CNN  — 

Rescue teams working to dislodge the giant container ship blocking the Suez Canal have failed in another bid to free the boat, according to the vessel’s technical manager.

“Another attempt to re-float the vessel earlier today … was not successful,” Bernhard Schulte Shipmanagement (BSM) said in a statement, adding that more equipment is expected to be brought in to assist further efforts. The US Navy is also planning to send assistance over the weekend.

The Ever Given, a container ship almost as long as the Empire State Building is tall, ran aground in the Egyptian canal on Tuesday after being caught in 40-knot winds and a sandstorm that caused low visibility and poor navigation.

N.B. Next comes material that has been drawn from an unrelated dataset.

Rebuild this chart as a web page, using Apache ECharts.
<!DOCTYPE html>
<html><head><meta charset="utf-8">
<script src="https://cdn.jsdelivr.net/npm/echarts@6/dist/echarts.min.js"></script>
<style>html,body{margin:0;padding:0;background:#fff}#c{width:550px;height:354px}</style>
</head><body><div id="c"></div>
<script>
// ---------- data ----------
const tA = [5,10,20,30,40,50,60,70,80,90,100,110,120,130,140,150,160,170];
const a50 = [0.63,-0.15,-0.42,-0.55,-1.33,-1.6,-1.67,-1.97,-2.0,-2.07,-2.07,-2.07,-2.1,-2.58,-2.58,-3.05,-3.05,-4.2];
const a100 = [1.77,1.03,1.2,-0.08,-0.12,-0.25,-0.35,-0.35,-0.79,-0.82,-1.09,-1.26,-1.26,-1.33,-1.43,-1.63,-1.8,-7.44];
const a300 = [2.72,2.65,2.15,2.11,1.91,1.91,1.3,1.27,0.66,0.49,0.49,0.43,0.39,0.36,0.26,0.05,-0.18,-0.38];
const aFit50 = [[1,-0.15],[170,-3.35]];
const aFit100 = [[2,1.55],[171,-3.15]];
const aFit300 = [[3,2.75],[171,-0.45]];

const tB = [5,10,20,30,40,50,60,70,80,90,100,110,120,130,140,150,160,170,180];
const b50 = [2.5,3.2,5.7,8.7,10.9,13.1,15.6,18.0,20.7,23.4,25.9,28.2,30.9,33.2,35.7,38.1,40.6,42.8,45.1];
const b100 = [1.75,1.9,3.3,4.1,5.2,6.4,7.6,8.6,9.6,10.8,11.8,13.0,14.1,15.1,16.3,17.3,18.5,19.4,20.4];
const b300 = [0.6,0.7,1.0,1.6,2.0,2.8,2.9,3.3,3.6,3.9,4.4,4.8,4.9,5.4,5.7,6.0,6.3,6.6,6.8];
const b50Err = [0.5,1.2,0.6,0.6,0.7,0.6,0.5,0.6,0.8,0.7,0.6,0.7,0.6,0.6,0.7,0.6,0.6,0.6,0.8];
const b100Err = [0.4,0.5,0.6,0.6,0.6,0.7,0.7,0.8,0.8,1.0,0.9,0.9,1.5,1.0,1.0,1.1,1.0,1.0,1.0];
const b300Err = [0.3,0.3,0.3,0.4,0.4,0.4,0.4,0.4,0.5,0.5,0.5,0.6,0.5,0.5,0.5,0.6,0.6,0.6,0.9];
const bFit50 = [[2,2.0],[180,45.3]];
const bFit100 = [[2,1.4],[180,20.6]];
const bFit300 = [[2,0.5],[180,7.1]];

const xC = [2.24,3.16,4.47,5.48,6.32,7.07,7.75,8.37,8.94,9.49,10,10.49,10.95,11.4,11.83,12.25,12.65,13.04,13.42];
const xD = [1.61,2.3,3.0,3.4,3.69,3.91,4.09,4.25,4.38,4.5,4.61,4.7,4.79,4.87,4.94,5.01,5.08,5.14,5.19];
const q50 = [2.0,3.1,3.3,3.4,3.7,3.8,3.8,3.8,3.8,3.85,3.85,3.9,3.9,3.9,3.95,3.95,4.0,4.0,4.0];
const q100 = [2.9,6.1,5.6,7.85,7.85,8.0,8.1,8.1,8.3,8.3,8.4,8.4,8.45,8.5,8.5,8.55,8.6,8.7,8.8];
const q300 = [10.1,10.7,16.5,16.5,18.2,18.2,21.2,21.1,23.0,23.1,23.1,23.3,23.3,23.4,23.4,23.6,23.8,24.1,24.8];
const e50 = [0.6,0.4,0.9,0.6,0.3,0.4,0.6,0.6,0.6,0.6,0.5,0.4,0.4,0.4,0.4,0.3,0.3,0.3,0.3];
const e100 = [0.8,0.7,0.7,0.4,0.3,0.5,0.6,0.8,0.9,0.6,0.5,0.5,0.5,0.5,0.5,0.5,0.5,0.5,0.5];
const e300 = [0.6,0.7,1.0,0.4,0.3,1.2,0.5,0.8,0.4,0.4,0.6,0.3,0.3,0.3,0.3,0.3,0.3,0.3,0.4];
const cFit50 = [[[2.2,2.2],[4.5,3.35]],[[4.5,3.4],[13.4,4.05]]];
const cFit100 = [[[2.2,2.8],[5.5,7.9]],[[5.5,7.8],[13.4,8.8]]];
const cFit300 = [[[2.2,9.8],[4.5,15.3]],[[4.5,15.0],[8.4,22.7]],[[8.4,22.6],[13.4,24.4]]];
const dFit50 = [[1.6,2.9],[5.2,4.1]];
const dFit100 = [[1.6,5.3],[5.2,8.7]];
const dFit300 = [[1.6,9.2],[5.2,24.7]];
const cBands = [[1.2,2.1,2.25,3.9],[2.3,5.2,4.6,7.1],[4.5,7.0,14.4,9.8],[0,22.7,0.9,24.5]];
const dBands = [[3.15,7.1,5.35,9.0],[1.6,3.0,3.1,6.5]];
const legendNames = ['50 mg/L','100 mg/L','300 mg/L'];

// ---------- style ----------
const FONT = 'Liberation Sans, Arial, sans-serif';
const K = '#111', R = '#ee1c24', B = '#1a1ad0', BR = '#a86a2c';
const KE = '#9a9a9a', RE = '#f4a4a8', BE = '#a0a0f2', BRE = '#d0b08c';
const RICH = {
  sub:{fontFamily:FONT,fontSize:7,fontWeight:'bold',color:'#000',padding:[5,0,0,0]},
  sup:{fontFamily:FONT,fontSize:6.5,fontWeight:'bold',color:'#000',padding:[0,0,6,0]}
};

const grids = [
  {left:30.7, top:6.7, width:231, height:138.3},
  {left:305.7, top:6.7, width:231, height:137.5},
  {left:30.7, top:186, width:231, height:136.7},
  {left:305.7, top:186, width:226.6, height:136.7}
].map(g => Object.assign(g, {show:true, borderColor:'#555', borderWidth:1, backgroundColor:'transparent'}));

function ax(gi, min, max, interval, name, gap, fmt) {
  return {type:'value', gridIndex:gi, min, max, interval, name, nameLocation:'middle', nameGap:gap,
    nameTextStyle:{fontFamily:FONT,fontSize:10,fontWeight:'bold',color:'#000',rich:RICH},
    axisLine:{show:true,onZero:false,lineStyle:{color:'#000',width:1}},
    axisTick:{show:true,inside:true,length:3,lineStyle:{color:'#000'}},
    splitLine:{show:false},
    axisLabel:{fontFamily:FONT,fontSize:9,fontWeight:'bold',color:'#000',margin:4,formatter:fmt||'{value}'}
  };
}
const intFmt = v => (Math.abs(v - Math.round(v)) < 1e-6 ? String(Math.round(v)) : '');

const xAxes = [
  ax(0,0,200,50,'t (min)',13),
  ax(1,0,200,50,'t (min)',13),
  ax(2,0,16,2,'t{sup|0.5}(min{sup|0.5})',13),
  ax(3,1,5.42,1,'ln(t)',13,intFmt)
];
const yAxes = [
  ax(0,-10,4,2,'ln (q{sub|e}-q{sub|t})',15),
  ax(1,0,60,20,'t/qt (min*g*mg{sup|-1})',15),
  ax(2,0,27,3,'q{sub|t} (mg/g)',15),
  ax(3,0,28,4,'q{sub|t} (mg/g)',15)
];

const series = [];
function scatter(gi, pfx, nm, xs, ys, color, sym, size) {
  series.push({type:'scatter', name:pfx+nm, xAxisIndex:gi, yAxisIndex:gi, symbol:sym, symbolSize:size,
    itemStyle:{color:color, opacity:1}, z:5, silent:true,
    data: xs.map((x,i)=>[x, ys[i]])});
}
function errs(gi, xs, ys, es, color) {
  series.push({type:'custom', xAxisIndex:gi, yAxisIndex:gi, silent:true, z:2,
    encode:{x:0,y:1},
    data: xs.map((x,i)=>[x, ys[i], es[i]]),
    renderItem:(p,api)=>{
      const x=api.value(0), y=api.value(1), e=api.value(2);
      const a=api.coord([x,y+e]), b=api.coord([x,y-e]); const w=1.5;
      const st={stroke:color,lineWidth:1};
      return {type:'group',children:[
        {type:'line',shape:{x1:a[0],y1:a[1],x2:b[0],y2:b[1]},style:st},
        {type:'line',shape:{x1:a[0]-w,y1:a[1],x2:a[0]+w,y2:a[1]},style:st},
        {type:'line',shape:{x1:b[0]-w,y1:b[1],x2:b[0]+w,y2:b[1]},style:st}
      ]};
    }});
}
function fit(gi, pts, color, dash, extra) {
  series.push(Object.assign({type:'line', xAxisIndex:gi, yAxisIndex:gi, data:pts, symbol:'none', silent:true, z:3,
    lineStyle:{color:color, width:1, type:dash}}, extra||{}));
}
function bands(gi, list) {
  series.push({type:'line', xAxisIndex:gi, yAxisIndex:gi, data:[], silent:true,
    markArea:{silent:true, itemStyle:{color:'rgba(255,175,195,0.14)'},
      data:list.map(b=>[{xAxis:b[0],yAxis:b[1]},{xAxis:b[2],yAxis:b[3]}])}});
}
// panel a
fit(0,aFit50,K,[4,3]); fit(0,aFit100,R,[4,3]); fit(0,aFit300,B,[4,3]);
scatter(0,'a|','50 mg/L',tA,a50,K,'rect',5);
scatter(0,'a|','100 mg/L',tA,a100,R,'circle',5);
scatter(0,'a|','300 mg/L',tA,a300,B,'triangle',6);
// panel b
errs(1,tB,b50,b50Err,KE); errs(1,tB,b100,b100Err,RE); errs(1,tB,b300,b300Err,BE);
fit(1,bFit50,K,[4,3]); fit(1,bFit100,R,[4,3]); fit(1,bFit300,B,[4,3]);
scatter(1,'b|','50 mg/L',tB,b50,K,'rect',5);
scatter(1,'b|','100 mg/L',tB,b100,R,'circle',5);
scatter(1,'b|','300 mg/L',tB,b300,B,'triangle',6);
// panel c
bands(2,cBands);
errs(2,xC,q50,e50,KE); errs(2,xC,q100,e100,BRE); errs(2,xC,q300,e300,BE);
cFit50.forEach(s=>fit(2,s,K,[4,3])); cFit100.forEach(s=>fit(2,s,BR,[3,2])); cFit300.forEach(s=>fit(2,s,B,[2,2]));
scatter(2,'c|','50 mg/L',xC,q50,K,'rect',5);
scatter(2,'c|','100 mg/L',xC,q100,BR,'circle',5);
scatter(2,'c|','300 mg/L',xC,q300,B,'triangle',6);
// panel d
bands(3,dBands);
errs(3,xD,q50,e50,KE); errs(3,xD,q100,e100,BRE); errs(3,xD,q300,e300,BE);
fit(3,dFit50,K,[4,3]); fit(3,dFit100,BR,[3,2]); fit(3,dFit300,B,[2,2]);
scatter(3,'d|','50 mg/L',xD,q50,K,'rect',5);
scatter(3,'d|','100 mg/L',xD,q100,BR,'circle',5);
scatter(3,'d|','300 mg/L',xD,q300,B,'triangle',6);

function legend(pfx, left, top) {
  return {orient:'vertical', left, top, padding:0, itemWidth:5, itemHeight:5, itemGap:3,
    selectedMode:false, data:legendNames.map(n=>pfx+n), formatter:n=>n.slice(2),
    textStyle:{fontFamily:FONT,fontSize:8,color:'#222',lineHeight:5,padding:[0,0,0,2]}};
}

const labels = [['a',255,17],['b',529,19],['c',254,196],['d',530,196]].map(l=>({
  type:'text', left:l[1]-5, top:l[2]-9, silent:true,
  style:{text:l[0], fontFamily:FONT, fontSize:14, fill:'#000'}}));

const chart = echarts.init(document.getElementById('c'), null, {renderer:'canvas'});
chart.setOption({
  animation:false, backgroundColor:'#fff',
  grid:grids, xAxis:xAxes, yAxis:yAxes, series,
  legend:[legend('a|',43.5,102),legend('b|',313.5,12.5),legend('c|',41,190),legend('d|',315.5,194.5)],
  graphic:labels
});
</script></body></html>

It has blocked one of the world’s busiest and most important waterways, prompting frantic salvage efforts, including the use of two dredgers, nine tug boats and four diggers, and a growing traffic jam at either end of the canal.

“The focus is now on dredging to remove sand and mud from around the port side of the vessel’s bow,” BSM said, adding that a special suction dredger will be used to move 2,000 cubic meters of sand and mud around the ship every hour.

High-capacity pumps may also be used to reduce water levels around parts of the 224,000-ton ship, which measures 400 meters (1,312 feet) long and 59 meters (193 feet) wide.

Up to 20,000 cubic meters (706,000 cubic feet) of sand in the canal need to be removed to free the gigantic container ship, according to the canal authorities.

Dredgers are hard at work removing sand and mud from the bow of the ship – and they will need to move between 15,000 to 20,000 cubic meters (530,000 to 706,000 cubic feet) of sand in order to reach a depth of 12 to 16 meters (39 to 52 feet), which could allow the ship to float, the Suez Canal Authority (SCA) said on Thursday. That’s approximately eight times the size of an Olympic swimming pool.

An excavator attempts to free the front end of the Ever Given.

The US Navy in the Middle East plans to send an assessment team of dredging experts to the site as soon as Saturday, according to two defense officials.